Should I attempt to rebuild a failed RAID before contacting a recovery specialist?
If you have any doubt about the condition of the remaining disks or the cause of the failure, do not. Forcing a rebuild on an array where one or more remaining disks are degraded is the single most common cause of turning a recoverable situation into an unrecoverable one. Contact a specialist first.
Can Disk Doctors recover data from a NAS RAID that will not mount?
Yes. Synology, Dell, HP, QNAP, and Drobo NAS RAID arrays that fail to mount are among the more common cases the team handles. The specific volume management systems used by these platforms require specialist knowledge that Disk Doctors' engineers have developed through extensive case experience.
How quickly can Disk Doctors assess a failed RAID array?
Disk Doctors offers rapid initial assessment for business-critical RAID failures, understanding that system downtime has direct operational and financial costs. Contact the team immediately after the failure is discovered and explain the urgency of the situation.
What is the Disk Doctors no recovery no fee policy?
Disk Doctors does not charge a recovery fee if your data cannot be successfully retrieved. You receive a file list for review before any fee is confirmed. Return shipping is the only cost if recovery proves impossible.
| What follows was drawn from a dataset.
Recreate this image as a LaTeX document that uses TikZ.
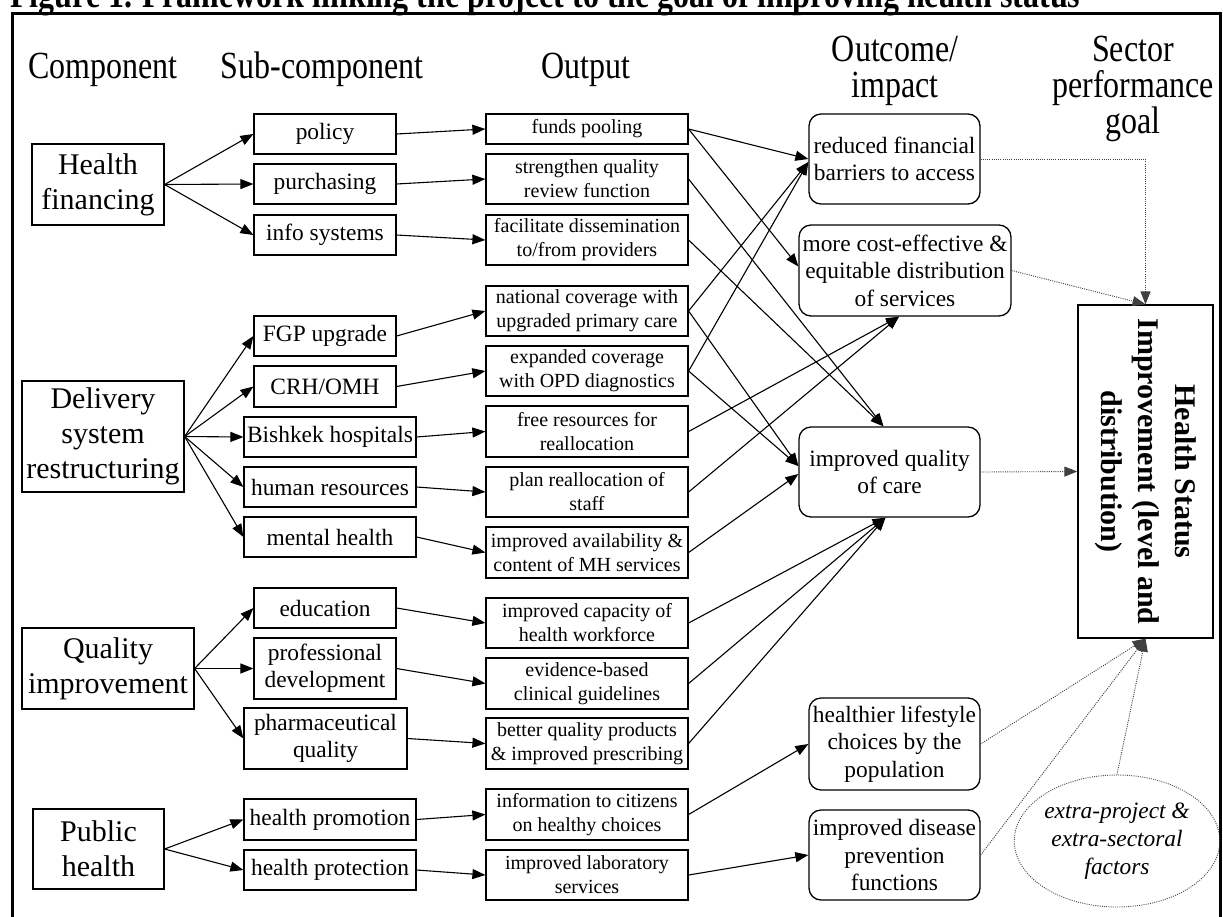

This policy applies to all data recovery work, including RAID failure cases.
Is remote recovery possible for a failed RAID array?
For logical failures where the disks are physically healthy, and the array remains at least partially accessible, remote recovery may be possible in specific circumstances. Physical failures, controller failures, and any case requiring cleanroom work on the disk hardware require the member disks to be sent to the Disk Doctors lab.
Can RAID data be recovered after a power surge?
Yes. Power surge-related RAID failures typically produce metadata corruption, filesystem inconsistency, or controller damage rather than physical destruction of the underlying data. The data is usually still physically present on the disks and recoverable with the right specialist approach.